§ TASK PROMPT:
Leave the pictures out and quote every line from the start of the listing to the line with "const toPts = (xs: number[], ys: number[])", inclusive.

##### RECORDED INFORMATION #####

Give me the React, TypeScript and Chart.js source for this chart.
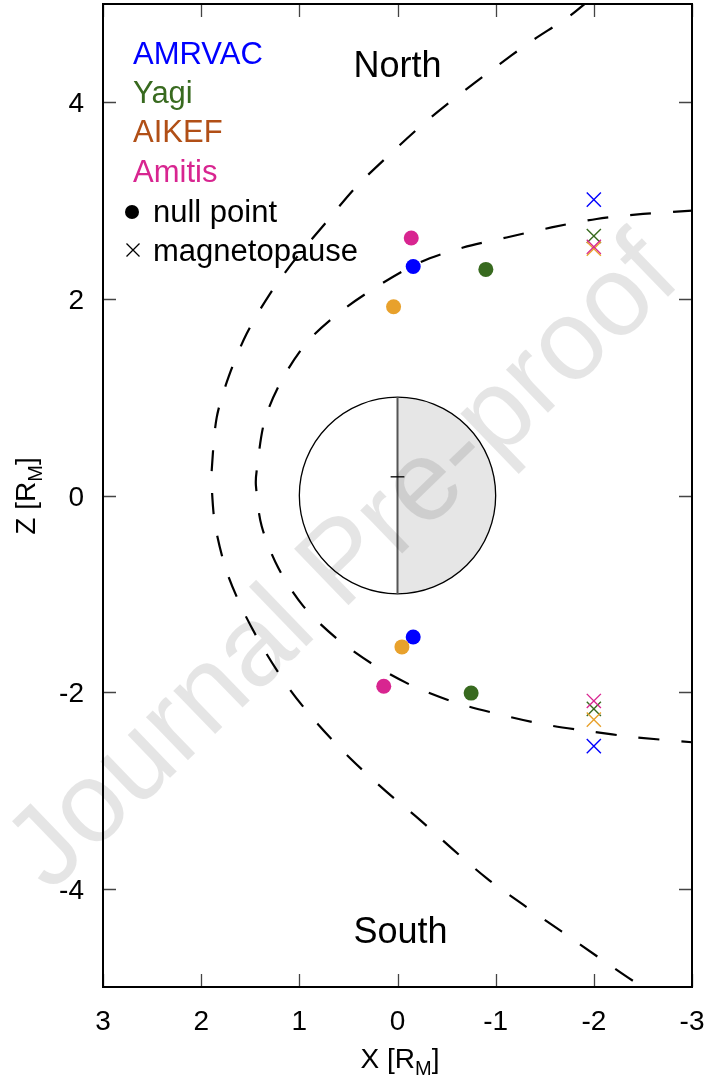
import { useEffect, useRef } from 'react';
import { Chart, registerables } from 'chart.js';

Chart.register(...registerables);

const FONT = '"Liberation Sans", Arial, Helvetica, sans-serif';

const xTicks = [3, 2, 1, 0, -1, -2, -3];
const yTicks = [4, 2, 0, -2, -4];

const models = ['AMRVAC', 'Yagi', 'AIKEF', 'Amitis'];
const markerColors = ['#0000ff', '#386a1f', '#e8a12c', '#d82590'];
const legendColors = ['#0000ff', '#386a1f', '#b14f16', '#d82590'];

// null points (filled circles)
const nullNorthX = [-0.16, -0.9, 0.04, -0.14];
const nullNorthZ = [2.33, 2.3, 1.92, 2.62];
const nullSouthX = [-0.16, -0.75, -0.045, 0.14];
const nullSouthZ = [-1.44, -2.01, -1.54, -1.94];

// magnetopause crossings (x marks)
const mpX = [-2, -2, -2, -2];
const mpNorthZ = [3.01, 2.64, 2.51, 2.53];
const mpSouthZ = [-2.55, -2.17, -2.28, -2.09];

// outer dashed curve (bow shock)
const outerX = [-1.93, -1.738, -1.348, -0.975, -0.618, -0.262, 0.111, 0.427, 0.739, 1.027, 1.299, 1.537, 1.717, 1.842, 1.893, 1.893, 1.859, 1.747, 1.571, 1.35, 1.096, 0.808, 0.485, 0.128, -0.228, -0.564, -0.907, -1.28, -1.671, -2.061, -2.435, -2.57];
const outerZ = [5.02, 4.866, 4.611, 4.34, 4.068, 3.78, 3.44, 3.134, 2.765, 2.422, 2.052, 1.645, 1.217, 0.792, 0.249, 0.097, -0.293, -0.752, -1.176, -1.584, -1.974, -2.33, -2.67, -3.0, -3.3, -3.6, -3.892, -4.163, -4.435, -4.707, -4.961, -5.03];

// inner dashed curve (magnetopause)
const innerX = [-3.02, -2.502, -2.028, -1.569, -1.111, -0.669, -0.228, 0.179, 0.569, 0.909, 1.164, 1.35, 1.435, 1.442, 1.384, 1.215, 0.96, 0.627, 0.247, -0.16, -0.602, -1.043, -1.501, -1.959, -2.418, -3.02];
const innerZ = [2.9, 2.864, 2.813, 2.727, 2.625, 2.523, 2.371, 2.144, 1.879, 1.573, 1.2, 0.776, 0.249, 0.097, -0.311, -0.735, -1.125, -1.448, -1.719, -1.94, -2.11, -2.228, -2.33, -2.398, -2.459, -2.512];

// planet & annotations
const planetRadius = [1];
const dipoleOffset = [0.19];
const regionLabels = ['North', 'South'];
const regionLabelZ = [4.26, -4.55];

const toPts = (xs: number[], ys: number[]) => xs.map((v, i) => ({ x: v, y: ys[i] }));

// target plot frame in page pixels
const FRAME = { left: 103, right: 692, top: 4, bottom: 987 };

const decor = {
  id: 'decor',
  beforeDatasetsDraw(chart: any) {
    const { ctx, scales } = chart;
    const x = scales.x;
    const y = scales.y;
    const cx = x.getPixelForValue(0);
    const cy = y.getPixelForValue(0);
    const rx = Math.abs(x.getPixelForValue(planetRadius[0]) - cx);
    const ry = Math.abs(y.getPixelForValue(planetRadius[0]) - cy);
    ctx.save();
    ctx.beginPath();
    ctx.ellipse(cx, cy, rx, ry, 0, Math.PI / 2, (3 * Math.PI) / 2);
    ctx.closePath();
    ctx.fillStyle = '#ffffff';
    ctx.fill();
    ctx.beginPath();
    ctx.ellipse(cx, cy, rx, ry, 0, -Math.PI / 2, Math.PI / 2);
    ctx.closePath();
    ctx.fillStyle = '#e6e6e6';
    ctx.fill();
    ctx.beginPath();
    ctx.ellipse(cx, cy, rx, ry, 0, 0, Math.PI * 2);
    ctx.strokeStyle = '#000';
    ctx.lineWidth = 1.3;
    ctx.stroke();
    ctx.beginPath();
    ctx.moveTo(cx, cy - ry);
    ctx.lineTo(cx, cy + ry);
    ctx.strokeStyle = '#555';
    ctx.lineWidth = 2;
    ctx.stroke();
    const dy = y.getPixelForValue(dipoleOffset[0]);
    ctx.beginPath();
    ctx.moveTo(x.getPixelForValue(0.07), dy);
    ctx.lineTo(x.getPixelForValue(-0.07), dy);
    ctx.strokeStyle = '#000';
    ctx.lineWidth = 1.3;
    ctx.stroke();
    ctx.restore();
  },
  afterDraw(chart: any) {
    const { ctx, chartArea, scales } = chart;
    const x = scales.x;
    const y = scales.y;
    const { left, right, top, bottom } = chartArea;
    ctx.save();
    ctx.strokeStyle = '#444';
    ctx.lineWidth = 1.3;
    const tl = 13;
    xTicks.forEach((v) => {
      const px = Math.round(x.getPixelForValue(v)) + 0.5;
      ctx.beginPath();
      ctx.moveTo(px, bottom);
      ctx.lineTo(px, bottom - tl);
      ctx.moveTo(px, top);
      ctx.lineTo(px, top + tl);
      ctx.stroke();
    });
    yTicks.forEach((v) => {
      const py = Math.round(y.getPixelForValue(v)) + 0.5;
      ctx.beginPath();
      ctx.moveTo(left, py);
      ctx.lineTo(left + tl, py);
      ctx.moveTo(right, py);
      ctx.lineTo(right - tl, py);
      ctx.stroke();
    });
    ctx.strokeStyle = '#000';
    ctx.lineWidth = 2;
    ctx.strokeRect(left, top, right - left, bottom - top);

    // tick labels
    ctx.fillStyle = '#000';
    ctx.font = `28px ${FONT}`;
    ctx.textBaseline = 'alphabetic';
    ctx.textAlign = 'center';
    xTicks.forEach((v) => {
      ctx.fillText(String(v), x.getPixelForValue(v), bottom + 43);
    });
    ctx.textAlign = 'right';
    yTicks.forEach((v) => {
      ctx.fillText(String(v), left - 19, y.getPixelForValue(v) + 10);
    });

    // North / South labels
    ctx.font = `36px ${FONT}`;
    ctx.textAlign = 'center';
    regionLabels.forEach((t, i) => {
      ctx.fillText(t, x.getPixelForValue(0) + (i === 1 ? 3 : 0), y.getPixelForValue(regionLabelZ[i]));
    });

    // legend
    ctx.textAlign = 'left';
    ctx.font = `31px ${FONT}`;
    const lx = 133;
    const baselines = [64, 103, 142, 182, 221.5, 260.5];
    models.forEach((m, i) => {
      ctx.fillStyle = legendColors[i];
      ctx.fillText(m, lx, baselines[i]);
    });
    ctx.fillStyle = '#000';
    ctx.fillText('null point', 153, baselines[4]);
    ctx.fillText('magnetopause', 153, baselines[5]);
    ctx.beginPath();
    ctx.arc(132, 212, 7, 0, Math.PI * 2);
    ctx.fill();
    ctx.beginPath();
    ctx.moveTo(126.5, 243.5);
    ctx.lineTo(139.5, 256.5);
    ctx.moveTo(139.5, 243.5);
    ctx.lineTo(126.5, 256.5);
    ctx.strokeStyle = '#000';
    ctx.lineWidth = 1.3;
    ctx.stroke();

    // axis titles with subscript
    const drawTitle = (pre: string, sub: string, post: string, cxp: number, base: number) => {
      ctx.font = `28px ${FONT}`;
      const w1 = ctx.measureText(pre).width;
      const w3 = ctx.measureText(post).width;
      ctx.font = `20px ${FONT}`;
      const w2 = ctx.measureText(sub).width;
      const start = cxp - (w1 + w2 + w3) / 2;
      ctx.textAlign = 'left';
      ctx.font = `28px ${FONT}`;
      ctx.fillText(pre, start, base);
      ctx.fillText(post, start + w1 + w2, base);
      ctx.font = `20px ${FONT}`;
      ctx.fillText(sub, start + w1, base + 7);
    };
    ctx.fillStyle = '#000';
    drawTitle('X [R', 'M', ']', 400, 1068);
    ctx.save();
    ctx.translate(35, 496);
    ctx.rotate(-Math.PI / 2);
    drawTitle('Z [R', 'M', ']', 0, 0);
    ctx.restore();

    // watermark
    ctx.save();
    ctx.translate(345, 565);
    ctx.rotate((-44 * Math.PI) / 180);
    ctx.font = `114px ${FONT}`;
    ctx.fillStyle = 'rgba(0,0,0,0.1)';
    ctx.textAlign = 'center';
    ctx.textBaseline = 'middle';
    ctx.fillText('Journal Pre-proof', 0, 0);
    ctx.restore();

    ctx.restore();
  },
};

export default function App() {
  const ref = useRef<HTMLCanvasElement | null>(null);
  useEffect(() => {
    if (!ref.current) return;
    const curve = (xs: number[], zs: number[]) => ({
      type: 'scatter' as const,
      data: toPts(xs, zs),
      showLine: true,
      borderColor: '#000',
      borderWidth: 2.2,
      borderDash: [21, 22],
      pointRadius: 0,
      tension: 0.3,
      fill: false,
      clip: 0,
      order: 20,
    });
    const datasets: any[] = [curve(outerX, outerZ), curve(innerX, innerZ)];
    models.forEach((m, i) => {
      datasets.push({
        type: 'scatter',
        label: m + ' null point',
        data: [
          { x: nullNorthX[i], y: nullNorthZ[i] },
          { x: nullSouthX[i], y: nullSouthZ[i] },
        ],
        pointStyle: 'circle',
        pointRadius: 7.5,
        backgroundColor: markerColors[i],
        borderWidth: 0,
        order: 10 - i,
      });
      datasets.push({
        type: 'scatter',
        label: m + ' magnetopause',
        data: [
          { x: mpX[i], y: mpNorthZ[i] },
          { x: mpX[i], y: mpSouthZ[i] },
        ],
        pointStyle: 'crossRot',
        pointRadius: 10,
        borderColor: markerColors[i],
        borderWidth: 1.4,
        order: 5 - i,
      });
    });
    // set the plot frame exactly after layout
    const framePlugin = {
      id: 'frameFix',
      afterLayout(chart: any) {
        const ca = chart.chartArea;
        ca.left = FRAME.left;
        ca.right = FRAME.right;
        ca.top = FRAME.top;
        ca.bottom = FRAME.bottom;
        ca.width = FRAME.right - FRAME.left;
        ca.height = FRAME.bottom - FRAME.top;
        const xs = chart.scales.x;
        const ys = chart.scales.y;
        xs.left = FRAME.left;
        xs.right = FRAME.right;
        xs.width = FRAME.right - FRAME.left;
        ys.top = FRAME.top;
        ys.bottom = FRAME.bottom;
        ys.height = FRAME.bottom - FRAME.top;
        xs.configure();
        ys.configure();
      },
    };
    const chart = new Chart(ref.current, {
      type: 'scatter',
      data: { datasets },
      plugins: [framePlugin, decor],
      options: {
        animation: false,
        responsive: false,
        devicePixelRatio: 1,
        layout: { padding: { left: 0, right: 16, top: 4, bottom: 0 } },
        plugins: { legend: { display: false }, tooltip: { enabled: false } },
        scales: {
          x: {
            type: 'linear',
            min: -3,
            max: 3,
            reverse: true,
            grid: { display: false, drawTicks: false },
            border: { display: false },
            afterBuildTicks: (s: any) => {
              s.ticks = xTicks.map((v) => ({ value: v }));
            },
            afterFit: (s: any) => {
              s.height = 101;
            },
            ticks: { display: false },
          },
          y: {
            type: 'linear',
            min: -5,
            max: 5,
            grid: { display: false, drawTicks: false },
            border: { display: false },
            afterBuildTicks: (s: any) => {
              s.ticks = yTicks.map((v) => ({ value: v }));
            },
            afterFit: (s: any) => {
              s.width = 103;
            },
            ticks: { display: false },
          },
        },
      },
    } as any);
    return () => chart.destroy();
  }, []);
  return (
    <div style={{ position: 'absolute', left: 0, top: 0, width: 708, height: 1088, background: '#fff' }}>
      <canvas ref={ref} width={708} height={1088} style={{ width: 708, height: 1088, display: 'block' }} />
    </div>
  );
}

#####

§ COMPLETE ANSWER:
Give me the React, TypeScript and Chart.js source for this chart.
import { useEffect, useRef } from 'react';
import { Chart, registerables } from 'chart.js';

Chart.register(...registerables);

const FONT = '"Liberation Sans", Arial, Helvetica, sans-serif';

const xTicks = [3, 2, 1, 0, -1, -2, -3];
const yTicks = [4, 2, 0, -2, -4];

const models = ['AMRVAC', 'Yagi', 'AIKEF', 'Amitis'];
const markerColors = ['#0000ff', '#386a1f', '#e8a12c', '#d82590'];
const legendColors = ['#0000ff', '#386a1f', '#b14f16', '#d82590'];

// null points (filled circles)
const nullNorthX = [-0.16, -0.9, 0.04, -0.14];
const nullNorthZ = [2.33, 2.3, 1.92, 2.62];
const nullSouthX = [-0.16, -0.75, -0.045, 0.14];
const nullSouthZ = [-1.44, -2.01, -1.54, -1.94];

// magnetopause crossings (x marks)
const mpX = [-2, -2, -2, -2];
const mpNorthZ = [3.01, 2.64, 2.51, 2.53];
const mpSouthZ = [-2.55, -2.17, -2.28, -2.09];

// outer dashed curve (bow shock)
const outerX = [-1.93, -1.738, -1.348, -0.975, -0.618, -0.262, 0.111, 0.427, 0.739, 1.027, 1.299, 1.537, 1.717, 1.842, 1.893, 1.893, 1.859, 1.747, 1.571, 1.35, 1.096, 0.808, 0.485, 0.128, -0.228, -0.564, -0.907, -1.28, -1.671, -2.061, -2.435, -2.57];
const outerZ = [5.02, 4.866, 4.611, 4.34, 4.068, 3.78, 3.44, 3.134, 2.765, 2.422, 2.052, 1.645, 1.217, 0.792, 0.249, 0.097, -0.293, -0.752, -1.176, -1.584, -1.974, -2.33, -2.67, -3.0, -3.3, -3.6, -3.892, -4.163, -4.435, -4.707, -4.961, -5.03];

// inner dashed curve (magnetopause)
const innerX = [-3.02, -2.502, -2.028, -1.569, -1.111, -0.669, -0.228, 0.179, 0.569, 0.909, 1.164, 1.35, 1.435, 1.442, 1.384, 1.215, 0.96, 0.627, 0.247, -0.16, -0.602, -1.043, -1.501, -1.959, -2.418, -3.02];
const innerZ = [2.9, 2.864, 2.813, 2.727, 2.625, 2.523, 2.371, 2.144, 1.879, 1.573, 1.2, 0.776, 0.249, 0.097, -0.311, -0.735, -1.125, -1.448, -1.719, -1.94, -2.11, -2.228, -2.33, -2.398, -2.459, -2.512];

// planet & annotations
const planetRadius = [1];
const dipoleOffset = [0.19];
const regionLabels = ['North', 'South'];
const regionLabelZ = [4.26, -4.55];

const toPts = (xs: number[], ys: number[]) => xs.map((v, i) => ({ x: v, y: ys[i] }));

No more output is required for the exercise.